Były minister pod okiem CBA oraz prokuratury
Były sekretarz generalny PO i minister sportu usłyszał w prokuraturze zarzuty podania nieprawdy w oświadczeniach majątkowych
Wczoraj rano agenci Centralnego Biura Antykorupcyjnego weszli do domu Andrzeja B., byłego ministra sportu i jednego z liderów PO w woj. łódzkim. Podczas rewizji funkcjonariusze poszukiwali dokumentów wskazujących m.in. na posiadanie pieniędzy lub papierów wartościowych, ewentualnych rachunków dotyczących wydatków na cenną biżuterię, wakacje, opłaty za remonty mieszkań rodziny, ubezpieczenia samochodu z wysokiego segmentu, zakupy drogiego wyposażenia. CBA skopiowało też zawartość dysków i nośników elektronicznych.

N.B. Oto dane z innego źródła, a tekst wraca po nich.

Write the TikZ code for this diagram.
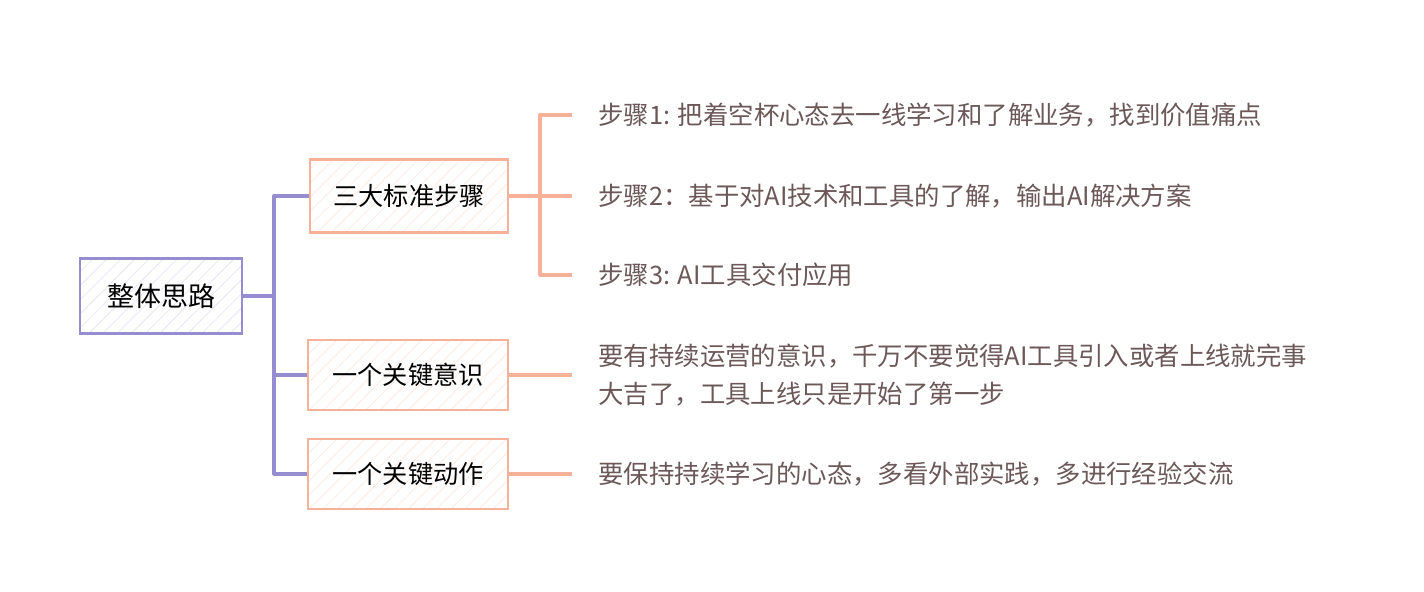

Prokuratura w domu byłego min. sportu. "Andrzej B. wezwany na przesłuchanie"
Źródło: TVN24/x-news
Andrzej B. nie został zatrzymany, otrzymał natomiast wezwanie do stawienia się w warszawskiej prokuraturze okręgowej. Po południu przedstawiono mu zarzuty dotyczące sześciu czynów przestępczych. – Analizując kompleksowo sprawę, łódzcy agenci CBA ustalili, że Andrzej B., składając oświadczenia majątkowe, zaniżał swoje dochody nawet o ponad 85 tys. zł oraz nie ujawniał posiadania wspólnego majątku – samochodu – oświadczyło oficjalnie CBA.

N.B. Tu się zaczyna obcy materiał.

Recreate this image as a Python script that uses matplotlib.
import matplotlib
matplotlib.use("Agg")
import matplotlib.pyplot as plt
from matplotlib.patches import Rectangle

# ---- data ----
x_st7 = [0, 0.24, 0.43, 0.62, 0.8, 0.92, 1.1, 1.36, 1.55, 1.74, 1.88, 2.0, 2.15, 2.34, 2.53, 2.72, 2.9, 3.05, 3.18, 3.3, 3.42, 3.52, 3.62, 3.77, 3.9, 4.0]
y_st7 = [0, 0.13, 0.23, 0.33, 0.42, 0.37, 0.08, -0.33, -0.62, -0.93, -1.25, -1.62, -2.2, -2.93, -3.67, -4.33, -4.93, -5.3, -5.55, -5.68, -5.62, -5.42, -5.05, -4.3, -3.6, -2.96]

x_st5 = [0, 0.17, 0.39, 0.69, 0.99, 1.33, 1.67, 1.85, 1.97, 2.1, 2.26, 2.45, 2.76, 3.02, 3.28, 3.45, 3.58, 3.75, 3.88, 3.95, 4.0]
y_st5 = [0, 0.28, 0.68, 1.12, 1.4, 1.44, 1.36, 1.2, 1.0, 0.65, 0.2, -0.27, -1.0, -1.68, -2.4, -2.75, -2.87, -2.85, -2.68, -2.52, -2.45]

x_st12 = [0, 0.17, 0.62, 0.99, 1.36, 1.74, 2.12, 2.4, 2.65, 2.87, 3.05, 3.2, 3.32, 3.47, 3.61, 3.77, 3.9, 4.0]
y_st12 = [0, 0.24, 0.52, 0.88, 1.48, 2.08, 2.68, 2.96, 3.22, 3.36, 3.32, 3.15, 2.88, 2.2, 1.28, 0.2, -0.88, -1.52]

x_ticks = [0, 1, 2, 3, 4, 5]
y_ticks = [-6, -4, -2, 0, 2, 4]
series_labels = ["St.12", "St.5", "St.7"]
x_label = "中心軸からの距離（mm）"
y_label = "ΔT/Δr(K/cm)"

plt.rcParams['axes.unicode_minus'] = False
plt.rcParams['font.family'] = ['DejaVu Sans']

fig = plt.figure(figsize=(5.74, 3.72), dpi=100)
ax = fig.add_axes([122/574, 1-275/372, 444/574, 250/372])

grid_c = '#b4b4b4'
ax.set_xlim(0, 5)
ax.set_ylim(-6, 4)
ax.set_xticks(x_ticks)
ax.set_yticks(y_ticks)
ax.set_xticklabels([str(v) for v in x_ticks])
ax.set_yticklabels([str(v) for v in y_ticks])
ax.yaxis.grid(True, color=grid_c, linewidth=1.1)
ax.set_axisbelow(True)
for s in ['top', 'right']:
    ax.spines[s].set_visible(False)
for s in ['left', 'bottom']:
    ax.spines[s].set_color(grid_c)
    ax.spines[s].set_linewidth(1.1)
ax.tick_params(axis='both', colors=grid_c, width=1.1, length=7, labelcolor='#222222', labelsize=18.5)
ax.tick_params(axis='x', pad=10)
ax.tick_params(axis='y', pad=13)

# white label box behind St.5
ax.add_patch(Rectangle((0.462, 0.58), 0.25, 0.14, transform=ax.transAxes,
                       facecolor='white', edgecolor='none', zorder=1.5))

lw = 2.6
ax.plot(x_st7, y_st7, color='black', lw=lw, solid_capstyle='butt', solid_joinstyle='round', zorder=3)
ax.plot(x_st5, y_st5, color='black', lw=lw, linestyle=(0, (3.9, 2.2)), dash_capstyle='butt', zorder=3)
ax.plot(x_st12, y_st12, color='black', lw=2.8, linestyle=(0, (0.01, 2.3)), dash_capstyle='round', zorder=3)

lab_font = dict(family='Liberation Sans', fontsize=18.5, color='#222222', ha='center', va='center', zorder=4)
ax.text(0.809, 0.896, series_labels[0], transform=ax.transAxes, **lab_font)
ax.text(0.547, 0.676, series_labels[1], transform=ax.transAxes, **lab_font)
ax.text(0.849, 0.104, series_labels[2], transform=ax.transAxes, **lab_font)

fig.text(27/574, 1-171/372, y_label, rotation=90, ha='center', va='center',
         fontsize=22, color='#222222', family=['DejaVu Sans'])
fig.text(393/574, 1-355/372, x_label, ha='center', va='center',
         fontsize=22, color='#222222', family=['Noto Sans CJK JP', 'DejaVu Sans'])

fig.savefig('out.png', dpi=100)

Kontrolę majątku b. sekretarza generalnego PO rozpoczęto we wrześniu 2014 r., podczas kadencji poprzedniego szefa CBA Pawła Wojtunika. Wątpliwości wzbudził zakup luksusowego samochodu terenowego, a także transakcje na rynku nieruchomości, w tym zakup działki w okolicach Łodzi.
– Nie jestem przestępcą –podkreślał wtedy polityk PO. Jednak z powodu podejrzeń stracił stanowisko w partii i miejsce na liście wyborczej.